start Stored records

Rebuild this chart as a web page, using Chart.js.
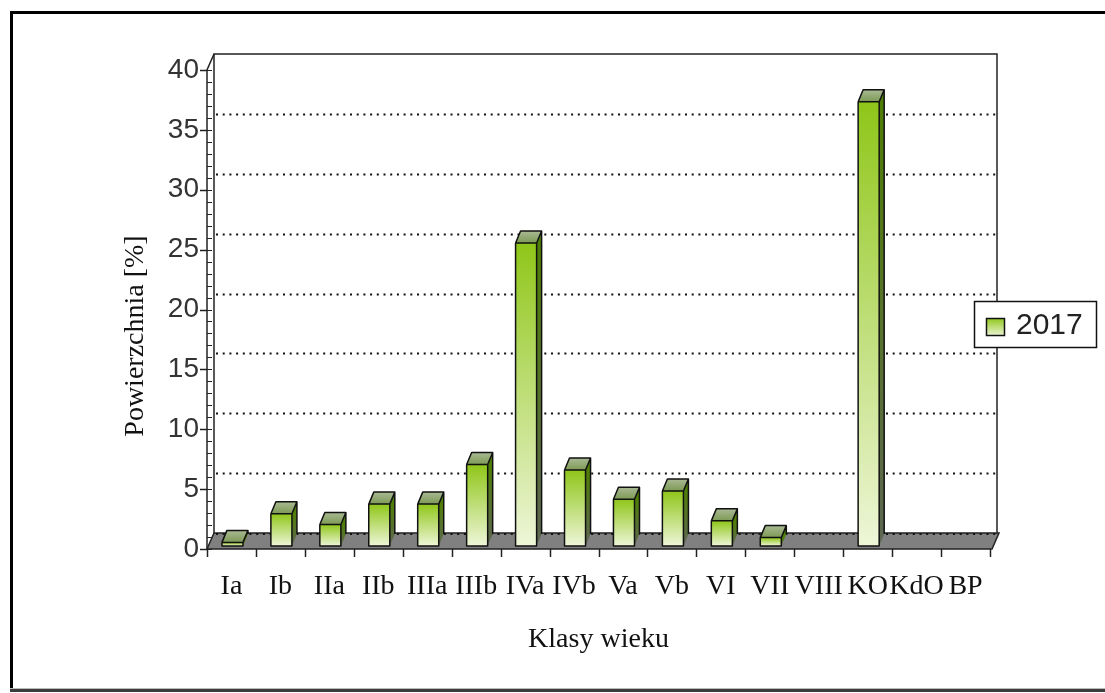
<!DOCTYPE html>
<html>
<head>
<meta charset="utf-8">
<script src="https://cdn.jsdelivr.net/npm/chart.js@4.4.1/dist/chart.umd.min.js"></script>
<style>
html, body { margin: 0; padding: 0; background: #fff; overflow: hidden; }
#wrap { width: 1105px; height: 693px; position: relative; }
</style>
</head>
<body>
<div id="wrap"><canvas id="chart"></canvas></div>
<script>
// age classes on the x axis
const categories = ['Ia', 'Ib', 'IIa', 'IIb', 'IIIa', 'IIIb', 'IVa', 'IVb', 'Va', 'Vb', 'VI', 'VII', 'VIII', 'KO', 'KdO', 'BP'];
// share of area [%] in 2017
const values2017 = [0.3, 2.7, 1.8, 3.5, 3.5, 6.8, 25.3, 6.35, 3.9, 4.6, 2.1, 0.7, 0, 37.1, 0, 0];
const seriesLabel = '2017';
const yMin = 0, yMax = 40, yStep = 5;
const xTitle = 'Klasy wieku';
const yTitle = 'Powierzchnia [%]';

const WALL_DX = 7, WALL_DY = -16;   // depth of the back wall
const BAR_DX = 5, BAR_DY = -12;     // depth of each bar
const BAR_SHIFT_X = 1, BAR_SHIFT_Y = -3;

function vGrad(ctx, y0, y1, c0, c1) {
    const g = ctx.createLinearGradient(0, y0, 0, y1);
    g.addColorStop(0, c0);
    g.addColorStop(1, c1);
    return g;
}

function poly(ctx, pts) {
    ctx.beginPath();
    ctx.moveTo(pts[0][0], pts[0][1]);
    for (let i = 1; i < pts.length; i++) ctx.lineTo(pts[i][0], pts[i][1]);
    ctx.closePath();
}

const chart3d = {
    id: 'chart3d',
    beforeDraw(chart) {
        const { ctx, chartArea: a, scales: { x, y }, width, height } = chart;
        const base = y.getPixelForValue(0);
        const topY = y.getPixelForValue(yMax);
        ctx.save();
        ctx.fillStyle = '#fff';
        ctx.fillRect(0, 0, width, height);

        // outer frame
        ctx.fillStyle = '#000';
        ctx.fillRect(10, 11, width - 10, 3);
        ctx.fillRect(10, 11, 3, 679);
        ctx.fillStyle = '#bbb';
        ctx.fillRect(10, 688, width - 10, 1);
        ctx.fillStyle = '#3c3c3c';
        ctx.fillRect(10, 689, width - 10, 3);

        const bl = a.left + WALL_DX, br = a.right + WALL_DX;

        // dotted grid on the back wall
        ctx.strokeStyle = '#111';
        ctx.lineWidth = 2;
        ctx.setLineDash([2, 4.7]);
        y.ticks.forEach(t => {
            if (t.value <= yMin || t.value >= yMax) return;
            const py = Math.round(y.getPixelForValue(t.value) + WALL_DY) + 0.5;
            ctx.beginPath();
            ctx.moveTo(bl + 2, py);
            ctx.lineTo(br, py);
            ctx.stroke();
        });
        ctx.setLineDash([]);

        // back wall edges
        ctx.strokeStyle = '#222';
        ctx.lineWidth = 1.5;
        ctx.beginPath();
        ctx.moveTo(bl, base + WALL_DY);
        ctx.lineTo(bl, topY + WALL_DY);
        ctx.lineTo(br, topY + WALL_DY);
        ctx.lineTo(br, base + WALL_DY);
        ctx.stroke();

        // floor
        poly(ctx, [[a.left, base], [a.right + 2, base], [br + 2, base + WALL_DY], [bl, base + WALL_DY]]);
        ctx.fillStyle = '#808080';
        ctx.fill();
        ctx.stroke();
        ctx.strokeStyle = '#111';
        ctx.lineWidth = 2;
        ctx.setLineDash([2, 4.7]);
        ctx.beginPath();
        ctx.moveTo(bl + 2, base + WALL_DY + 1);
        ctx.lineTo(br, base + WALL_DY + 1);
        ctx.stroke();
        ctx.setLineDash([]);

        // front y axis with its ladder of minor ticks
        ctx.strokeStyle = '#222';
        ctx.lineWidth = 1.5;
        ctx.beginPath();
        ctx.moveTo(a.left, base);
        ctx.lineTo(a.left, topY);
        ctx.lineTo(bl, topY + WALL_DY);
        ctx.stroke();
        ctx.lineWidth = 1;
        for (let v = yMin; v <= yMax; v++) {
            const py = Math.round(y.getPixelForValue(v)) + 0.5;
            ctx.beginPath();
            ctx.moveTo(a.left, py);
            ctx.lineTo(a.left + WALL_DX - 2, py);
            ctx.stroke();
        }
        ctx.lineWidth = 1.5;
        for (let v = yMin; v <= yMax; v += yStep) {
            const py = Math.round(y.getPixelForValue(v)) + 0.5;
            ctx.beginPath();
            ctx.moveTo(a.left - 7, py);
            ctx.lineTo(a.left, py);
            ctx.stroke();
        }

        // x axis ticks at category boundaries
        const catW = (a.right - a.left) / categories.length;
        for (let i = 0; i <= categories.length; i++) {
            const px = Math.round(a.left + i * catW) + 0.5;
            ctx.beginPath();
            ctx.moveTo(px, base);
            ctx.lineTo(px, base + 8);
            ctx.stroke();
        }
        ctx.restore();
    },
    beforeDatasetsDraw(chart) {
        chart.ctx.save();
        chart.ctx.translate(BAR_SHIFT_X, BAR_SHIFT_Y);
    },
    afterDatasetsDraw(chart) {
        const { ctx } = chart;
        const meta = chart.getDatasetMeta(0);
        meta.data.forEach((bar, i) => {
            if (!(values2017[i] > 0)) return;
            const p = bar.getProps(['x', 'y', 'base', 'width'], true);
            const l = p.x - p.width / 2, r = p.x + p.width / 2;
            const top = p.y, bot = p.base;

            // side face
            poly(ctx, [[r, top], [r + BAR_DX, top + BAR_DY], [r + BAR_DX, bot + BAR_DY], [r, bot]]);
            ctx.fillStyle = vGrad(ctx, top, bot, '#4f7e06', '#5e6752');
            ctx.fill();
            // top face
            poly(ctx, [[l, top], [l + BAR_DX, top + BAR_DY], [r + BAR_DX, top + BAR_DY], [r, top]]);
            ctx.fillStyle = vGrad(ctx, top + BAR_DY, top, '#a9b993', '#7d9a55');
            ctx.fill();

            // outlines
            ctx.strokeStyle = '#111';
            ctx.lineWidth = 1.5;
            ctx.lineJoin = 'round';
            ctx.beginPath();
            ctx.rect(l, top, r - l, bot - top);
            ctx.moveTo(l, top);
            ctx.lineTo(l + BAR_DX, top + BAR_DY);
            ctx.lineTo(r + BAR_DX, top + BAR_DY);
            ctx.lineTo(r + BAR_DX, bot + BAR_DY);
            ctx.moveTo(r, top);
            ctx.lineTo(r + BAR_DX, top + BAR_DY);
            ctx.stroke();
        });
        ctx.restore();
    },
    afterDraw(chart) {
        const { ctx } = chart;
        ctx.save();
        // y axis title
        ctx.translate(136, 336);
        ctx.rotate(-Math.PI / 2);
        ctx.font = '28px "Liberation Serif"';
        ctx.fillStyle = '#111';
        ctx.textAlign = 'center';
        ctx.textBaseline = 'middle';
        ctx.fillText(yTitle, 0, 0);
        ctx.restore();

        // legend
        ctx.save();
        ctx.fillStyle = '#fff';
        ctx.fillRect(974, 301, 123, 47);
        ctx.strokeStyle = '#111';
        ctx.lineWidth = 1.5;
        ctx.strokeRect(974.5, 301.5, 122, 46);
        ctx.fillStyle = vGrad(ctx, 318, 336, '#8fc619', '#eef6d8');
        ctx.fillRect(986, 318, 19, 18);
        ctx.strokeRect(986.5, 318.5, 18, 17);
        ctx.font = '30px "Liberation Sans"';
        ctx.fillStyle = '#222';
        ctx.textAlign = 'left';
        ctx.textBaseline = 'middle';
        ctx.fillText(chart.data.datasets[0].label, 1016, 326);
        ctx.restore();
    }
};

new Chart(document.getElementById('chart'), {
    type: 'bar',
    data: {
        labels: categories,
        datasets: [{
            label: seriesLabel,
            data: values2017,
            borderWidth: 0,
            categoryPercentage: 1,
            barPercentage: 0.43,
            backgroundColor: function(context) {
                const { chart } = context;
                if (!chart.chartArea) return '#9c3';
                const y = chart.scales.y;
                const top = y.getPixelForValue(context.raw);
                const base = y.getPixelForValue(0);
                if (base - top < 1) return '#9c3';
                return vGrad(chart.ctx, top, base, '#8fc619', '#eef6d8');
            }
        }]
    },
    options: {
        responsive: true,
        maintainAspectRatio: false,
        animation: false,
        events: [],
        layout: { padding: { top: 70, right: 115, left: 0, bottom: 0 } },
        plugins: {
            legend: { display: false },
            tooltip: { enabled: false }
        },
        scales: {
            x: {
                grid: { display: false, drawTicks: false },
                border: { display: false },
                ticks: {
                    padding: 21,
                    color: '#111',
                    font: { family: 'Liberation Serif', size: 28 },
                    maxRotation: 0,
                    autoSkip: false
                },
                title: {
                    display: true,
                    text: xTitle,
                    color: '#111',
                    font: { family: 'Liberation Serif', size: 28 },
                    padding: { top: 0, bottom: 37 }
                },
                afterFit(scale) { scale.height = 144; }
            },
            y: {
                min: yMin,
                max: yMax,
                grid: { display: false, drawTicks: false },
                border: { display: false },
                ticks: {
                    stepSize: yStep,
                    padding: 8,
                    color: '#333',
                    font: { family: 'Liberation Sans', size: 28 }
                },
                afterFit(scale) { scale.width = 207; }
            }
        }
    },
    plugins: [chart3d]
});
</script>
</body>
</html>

end Stored records
start Stored records

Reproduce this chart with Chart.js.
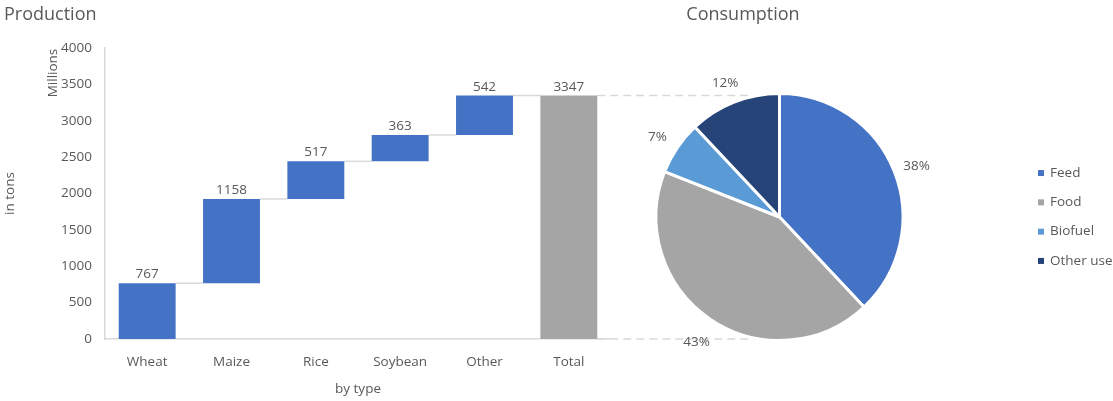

end Stored records
start Stored records

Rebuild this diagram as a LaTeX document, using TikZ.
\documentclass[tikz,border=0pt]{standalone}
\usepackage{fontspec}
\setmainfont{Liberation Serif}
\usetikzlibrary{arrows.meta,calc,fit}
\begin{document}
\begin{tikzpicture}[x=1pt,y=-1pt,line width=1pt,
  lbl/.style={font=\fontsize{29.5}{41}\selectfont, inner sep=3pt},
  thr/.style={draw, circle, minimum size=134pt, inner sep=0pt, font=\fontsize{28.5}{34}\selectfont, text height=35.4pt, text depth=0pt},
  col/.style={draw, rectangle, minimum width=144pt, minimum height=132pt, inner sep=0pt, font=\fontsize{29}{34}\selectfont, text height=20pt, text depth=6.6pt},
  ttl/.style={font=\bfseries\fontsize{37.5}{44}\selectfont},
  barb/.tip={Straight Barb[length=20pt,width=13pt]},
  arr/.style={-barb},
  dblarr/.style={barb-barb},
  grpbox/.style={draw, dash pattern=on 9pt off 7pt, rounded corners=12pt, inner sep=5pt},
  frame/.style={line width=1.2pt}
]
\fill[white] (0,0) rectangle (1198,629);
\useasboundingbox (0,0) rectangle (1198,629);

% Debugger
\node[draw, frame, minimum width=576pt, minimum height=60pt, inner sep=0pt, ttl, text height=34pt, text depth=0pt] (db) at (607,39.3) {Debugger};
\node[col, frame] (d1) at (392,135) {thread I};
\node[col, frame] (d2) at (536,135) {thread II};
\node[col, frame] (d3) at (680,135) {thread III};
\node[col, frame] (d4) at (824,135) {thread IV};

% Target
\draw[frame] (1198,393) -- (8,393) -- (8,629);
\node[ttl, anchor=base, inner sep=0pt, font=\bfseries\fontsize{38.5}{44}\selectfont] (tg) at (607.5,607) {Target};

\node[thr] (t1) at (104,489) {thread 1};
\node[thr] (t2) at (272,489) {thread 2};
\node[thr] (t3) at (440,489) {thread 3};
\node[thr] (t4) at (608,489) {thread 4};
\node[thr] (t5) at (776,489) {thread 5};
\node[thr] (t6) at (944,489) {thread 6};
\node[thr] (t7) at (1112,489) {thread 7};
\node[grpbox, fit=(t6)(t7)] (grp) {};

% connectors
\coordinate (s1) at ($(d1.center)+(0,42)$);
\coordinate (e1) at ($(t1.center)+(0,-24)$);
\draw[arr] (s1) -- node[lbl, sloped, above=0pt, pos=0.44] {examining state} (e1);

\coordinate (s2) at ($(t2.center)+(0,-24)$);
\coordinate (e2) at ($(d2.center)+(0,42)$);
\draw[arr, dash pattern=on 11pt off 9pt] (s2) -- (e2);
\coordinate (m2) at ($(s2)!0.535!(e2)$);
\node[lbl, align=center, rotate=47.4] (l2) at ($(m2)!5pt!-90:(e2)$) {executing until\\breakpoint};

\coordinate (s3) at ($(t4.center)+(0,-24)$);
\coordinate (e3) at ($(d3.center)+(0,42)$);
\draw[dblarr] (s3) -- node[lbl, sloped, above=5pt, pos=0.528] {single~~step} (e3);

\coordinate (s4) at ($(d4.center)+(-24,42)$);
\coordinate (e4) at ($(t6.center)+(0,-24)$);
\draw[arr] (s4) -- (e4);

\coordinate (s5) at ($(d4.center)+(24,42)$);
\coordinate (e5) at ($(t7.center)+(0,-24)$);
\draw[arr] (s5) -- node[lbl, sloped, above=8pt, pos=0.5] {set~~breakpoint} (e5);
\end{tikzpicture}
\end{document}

end Stored records

Exercise objective: Word for word, restate the lines beginning with the one that has "Rebuild this chart" and ending with the one that has "const BAR_SHIFT_X = 1, BAR_SHIFT_Y = -3;". Keep both ends and skip any pictures.

Reply:
Rebuild this chart as a web page, using Chart.js.
<!DOCTYPE html>
<html>
<head>
<meta charset="utf-8">
<script src="https://cdn.jsdelivr.net/npm/chart.js@4.4.1/dist/chart.umd.min.js"></script>
<style>
html, body { margin: 0; padding: 0; background: #fff; overflow: hidden; }
#wrap { width: 1105px; height: 693px; position: relative; }
</style>
</head>
<body>
<div id="wrap"><canvas id="chart"></canvas></div>
<script>
// age classes on the x axis
const categories = ['Ia', 'Ib', 'IIa', 'IIb', 'IIIa', 'IIIb', 'IVa', 'IVb', 'Va', 'Vb', 'VI', 'VII', 'VIII', 'KO', 'KdO', 'BP'];
// share of area [%] in 2017
const values2017 = [0.3, 2.7, 1.8, 3.5, 3.5, 6.8, 25.3, 6.35, 3.9, 4.6, 2.1, 0.7, 0, 37.1, 0, 0];
const seriesLabel = '2017';
const yMin = 0, yMax = 40, yStep = 5;
const xTitle = 'Klasy wieku';
const yTitle = 'Powierzchnia [%]';

const WALL_DX = 7, WALL_DY = -16;   // depth of the back wall
const BAR_DX = 5, BAR_DY = -12;     // depth of each bar
const BAR_SHIFT_X = 1, BAR_SHIFT_Y = -3;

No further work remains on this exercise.